Let’s not mince words: nearly every Indian film based on true events is utter crap.
Most of these films are ruined by cartoonish acting, amateurish direction, and melodramatic scripts that are so far from the truth, that the real story is a mere marketing ploy to get you to see a completely fictitious film.
I mean one could write an entire doctoral thesis on the sheer number of utter howlers in the Sunny Deol war film ‘Border,’ that took the story of fairly remarkable battle and massacred it with endless scenes of Indian soldiers taking 10 minutes to die after being shot 15 times so they can give a bunch of ‘bharat mata ki jai’ dialogues, surrounded by zero historical facts.
So when I saw a relatively unknown production team was going to do a story on Pan Am 73, I thought we were going to be in serious trouble. This is coming off the truly awful films ‘Airlift,’ ‘Attacks of 26/11,’ the laughable casting of Priyanka Chopra as Mary Kom, and some semi well-intentioned but horribly executed duds like Guru, No One Killed Jessica, and Once Upon a Time in Mumbai.
But I have to admit, generally I became less cynical about the film as it went on. There is no mindless 40 minute flashback sequence at the beginning or in the middle of the film that leaves you thinking ‘well I guess they needed to stretch it to 2 hours.’ There are some flashbacks to earlier in her life, but they are short and don’t stall the story.
Sonam Kapoor has actually been growing on me — and I think she could have singlehandedly ruined the film by overacting or worse, using the film as a vehicle to glorify herself (and God knows we’ve seen certain Bollywood actresses, and actors do that before).

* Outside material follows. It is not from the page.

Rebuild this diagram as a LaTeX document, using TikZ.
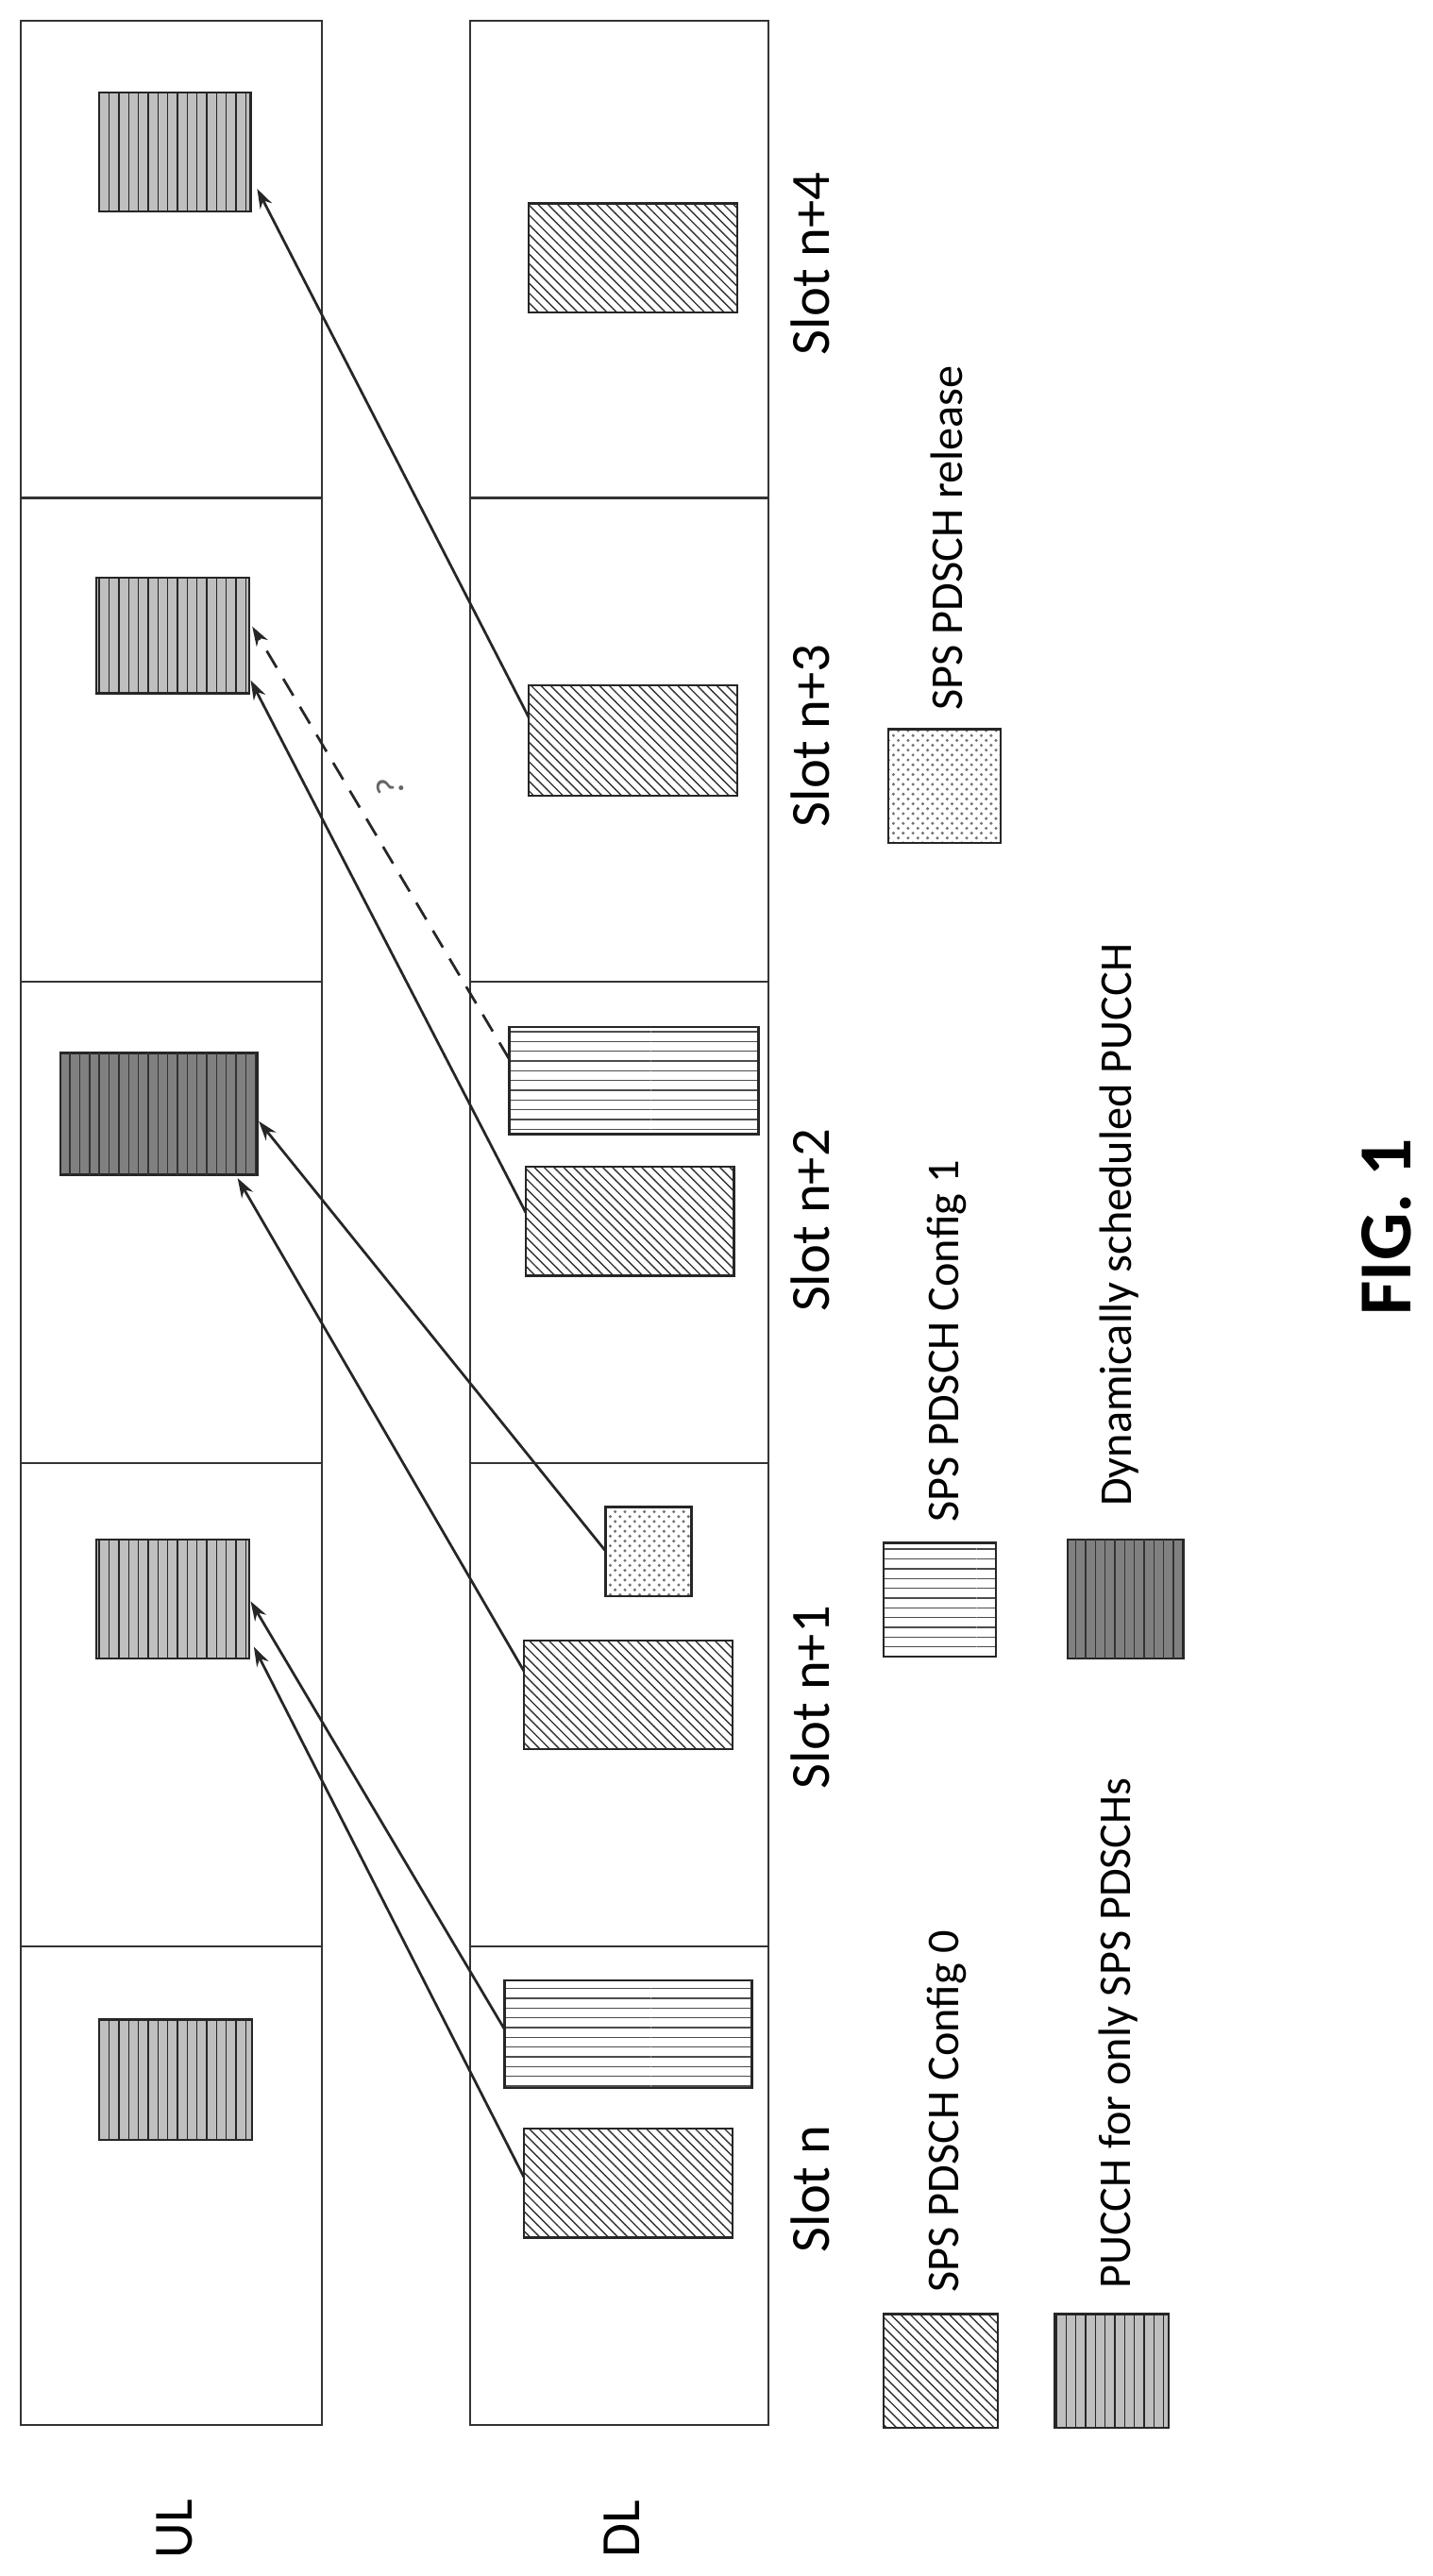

But thank god that didn’t happen. No stupid statements during the promotions as far as I can tell, and sadly that’s an accomplishment.
I will have to qualify my review in that detailed, and most-importantly neutral reports on the hijacking that pre-date and are not affiliated with the film are not so easy to find. Did the hijackers really act in this frenetic matter, constantly yelling, pushing, and threatening? Did they actually physically fight with each other? Did they speak this jumble of broken Arabic-English-Urdu? Don’t know. But apart from the mascara they felt less cookie-cutter than other terrorists in bollywood films. At no point will you hear some dumb speech from the terrorists about Islam, and the inevitable counter-speech from another Muslim character who has to be shoved in there to tell him what he is doing is not Islam (that guy is usually named Ali and dies in five seconds).
And apart from one, amateurish-as-usual ‘report’ from Times of India about one crew member’s reply to a facebook post I haven't found any tangible complaints from survivors about the accuracy. By now the foreign survivors will have been told a film was made and I’ve got to believe someone would have piped up somewhere if there were major omissions.
The film loses a star on three points:
#1 — The last 15 minutes are very weak to a point where you feel a different production team made it. Shabana Azmi’s dialogues needed tightening up and trimming and you almost feel like they needed to extend her screen time to justify her co-star status. There was also a literally unwatchable moment involving people saluting a coffin that looked like it came from an 80s Mithun film (if it actually happened, which I seriously doubt, okay then. But it looked embarrassing and I fast-forwarded it). Also the stupid patriotic band music was a miscue. Something more subdued was called for.
#2 — There were many interesting post-scripts that the filmmakers completely ignored. It says that the terrorists were given a life sentence, but omits that four of the five terrorists actually escaped from jail in Pakistan (one was later killed by a US drone strike, one was later caught in Bangkok and renditioned back to America to serve a life sentence). The ending itself would have been a great opportunity to splice in some real-life footage of passengers, news reports, maybe even one of Neerja’s commercials, etc. Real people actually talking about the experience. With respect I don’t need to see Shabana Azmi walking around.
#3 — In true Bollywood fashion, every passenger and crew member on the plane looked like helpless, groveling, crying peasants apart from Neerja, and this obviously is not the case in a real-life situation. It’s stuff like that which separates great from good.
And even still this won’t be a film for everyone. But I don’t think it really tries to be, and that’s a good thing.